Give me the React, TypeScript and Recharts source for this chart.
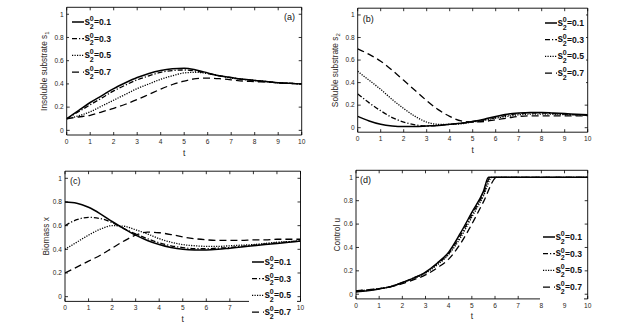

◇ ◇ ◇ ◇ ◇

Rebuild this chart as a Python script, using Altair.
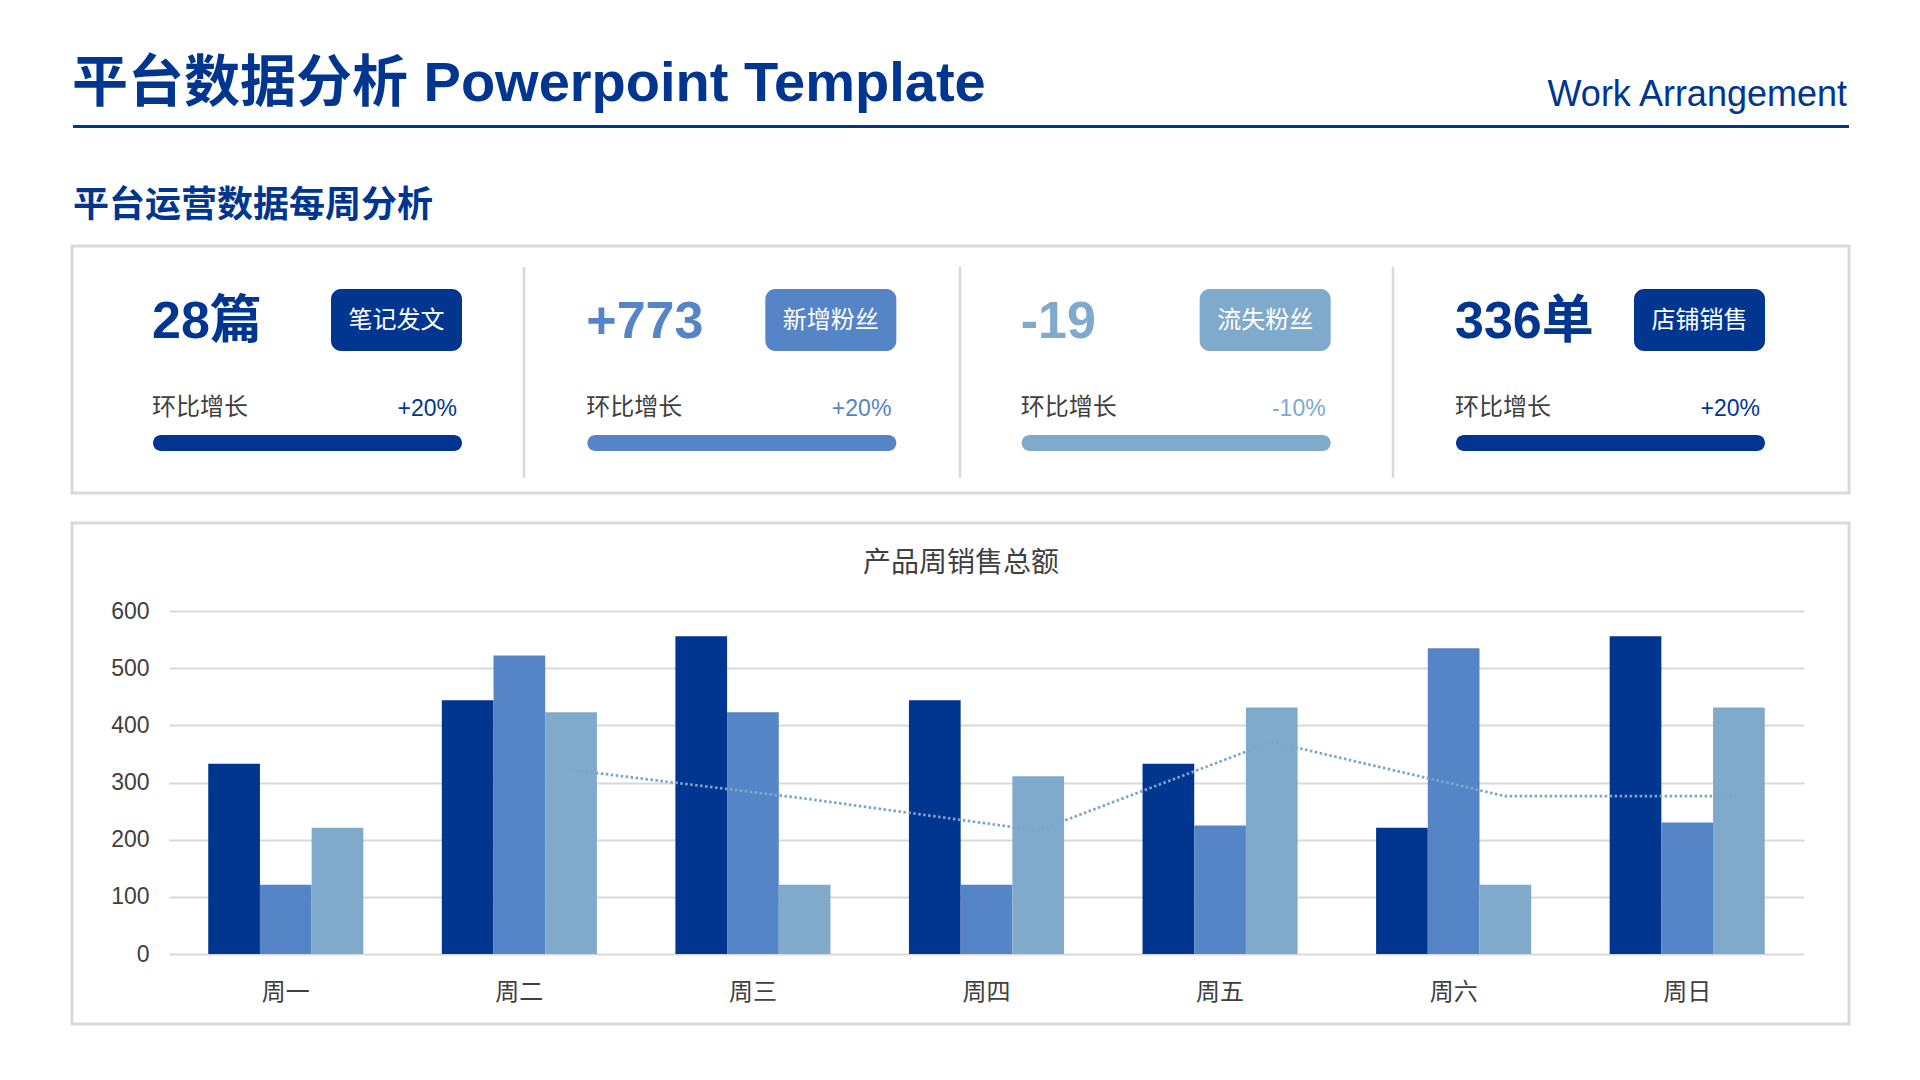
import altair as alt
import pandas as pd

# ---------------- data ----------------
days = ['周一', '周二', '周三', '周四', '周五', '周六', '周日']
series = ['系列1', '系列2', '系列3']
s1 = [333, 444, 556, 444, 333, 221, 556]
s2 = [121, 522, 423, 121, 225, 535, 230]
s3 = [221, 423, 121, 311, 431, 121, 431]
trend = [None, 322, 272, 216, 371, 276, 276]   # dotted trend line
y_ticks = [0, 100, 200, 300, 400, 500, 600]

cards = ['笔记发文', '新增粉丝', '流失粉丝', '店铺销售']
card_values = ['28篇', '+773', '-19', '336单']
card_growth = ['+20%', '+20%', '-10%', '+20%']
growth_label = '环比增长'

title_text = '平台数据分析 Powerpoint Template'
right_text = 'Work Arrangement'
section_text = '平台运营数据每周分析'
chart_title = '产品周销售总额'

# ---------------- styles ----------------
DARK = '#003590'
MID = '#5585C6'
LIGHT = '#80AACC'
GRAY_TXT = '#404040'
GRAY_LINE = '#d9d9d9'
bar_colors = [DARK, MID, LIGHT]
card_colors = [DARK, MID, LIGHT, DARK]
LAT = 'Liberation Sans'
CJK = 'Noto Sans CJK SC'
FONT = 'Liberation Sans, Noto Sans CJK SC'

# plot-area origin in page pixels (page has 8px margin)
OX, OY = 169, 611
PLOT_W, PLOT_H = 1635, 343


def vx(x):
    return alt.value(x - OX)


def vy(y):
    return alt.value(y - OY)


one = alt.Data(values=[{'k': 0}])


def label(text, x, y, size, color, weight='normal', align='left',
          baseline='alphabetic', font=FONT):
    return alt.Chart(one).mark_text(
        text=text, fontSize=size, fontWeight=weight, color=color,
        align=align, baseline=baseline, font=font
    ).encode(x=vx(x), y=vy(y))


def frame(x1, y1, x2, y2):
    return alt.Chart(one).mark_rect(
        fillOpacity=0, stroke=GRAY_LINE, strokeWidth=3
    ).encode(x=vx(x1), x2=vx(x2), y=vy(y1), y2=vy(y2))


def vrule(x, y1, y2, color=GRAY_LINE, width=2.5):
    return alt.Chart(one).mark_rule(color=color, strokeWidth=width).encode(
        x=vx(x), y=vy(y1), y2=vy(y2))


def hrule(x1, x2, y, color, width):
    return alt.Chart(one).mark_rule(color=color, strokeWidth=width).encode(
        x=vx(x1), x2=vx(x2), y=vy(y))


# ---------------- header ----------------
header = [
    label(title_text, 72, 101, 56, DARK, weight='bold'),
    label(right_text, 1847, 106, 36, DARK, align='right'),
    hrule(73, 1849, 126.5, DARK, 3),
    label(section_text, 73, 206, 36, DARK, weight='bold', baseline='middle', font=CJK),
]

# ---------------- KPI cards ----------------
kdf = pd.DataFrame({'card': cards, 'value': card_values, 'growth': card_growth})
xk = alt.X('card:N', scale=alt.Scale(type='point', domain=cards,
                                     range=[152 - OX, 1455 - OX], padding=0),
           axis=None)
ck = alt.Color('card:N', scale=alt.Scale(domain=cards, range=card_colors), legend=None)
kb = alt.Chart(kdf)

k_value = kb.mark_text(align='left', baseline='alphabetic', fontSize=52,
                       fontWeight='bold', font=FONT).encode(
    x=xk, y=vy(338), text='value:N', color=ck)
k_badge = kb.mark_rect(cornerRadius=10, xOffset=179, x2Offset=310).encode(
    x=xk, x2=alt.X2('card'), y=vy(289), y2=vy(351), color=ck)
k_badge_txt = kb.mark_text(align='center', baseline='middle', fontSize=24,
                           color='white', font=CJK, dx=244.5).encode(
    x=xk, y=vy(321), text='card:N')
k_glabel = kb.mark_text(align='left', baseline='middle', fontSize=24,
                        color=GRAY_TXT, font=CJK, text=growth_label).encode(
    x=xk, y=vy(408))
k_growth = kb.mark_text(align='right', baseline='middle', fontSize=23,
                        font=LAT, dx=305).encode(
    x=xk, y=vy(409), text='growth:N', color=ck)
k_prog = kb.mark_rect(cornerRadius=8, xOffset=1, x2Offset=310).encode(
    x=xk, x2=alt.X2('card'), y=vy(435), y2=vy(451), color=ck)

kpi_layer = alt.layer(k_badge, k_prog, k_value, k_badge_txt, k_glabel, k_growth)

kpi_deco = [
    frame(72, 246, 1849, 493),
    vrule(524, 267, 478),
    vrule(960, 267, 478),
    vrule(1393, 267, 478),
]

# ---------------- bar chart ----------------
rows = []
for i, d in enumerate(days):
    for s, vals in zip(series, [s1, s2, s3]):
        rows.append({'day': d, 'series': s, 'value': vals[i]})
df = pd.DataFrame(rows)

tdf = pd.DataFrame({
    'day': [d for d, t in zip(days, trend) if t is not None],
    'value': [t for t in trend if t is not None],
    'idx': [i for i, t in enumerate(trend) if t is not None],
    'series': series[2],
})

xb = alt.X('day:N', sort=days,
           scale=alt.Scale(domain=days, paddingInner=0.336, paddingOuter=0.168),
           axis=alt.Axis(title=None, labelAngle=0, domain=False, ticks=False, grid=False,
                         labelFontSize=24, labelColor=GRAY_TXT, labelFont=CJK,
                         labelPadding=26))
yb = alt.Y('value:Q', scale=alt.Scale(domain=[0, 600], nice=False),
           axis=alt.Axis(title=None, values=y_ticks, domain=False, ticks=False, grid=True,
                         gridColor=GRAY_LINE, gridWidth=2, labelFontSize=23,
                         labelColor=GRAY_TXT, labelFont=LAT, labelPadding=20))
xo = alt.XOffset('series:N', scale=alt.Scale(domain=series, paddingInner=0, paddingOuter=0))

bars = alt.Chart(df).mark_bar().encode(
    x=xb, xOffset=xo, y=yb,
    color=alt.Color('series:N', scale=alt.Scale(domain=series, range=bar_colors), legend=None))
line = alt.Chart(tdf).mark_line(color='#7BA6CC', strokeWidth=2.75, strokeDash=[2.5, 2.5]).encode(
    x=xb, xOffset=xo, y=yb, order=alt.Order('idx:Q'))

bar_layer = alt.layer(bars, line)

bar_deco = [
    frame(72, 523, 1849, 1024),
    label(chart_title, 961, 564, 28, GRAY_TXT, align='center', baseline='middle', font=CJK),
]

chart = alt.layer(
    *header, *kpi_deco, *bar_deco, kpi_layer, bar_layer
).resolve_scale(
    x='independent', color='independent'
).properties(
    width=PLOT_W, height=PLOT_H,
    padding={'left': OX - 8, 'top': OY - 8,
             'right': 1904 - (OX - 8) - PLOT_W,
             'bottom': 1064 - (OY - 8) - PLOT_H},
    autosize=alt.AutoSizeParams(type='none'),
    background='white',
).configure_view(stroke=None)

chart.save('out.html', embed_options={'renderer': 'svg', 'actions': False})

◇ ◇ ◇ ◇ ◇

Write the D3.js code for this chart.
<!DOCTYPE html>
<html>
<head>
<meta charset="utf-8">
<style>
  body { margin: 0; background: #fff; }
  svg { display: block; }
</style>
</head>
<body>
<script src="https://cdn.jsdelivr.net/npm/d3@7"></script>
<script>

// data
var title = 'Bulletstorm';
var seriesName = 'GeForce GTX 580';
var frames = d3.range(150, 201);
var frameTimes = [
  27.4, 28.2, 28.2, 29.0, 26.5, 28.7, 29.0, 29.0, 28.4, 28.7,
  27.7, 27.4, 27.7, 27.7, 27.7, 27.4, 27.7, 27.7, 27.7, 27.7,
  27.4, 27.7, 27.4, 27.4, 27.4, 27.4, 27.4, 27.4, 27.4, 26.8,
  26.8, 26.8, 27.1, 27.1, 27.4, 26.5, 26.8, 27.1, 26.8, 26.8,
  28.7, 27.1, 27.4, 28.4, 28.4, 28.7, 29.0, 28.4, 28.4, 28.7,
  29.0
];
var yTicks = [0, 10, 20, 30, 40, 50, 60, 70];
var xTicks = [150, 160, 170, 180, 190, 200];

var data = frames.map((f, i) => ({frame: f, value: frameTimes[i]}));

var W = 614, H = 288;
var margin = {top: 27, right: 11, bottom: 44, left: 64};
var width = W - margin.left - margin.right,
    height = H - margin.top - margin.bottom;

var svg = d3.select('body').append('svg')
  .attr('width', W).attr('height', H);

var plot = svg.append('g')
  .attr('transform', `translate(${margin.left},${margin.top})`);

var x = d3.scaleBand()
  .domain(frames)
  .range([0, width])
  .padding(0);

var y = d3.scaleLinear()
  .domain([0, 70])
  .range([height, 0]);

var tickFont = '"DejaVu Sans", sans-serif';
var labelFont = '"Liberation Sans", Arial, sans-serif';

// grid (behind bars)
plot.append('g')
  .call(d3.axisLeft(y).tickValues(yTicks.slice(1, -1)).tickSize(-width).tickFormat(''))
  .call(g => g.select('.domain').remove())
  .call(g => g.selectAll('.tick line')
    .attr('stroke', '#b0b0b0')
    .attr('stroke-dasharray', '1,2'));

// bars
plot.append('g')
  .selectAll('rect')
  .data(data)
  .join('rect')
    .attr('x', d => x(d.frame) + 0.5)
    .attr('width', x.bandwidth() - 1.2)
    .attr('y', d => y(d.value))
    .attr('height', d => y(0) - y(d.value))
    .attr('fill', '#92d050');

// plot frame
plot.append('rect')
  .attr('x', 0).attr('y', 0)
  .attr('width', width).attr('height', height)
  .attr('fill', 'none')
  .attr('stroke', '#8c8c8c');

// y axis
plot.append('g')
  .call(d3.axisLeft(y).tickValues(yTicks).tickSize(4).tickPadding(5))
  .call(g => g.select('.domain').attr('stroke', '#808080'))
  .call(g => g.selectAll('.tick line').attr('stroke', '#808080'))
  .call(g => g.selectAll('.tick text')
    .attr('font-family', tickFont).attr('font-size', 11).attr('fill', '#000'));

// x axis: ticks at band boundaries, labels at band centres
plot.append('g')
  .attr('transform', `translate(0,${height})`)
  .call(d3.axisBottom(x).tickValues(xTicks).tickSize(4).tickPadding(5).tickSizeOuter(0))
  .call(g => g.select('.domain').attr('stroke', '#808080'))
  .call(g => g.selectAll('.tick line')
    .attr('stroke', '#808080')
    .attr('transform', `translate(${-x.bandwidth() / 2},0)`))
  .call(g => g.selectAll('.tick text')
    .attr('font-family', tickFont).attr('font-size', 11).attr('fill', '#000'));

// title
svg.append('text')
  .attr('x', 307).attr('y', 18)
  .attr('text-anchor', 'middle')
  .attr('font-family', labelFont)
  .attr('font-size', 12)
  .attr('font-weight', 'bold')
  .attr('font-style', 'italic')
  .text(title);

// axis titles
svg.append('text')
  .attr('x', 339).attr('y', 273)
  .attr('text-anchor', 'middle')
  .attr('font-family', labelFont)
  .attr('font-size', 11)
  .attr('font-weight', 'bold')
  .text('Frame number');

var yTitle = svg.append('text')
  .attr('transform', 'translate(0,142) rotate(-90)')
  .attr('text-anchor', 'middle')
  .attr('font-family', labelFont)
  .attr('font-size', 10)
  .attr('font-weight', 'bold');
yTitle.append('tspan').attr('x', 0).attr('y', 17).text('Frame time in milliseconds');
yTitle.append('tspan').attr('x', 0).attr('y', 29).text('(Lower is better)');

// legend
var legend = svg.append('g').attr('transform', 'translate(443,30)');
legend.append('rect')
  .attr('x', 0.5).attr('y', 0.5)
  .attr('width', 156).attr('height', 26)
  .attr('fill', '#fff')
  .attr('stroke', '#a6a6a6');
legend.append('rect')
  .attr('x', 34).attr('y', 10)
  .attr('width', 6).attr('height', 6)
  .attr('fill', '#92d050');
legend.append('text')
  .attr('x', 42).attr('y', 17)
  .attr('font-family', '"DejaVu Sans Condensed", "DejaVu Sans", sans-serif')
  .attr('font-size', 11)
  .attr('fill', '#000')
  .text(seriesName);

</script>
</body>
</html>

◇ ◇ ◇ ◇ ◇

▶ Challenge
Leaving the pictures out, write out exactly the lines from the line containing "Rebuild this chart" through the line containing "import pandas as pd", both included.

▶ Exercise answer
Rebuild this chart as a Python script, using Altair.
import altair as alt
import pandas as pd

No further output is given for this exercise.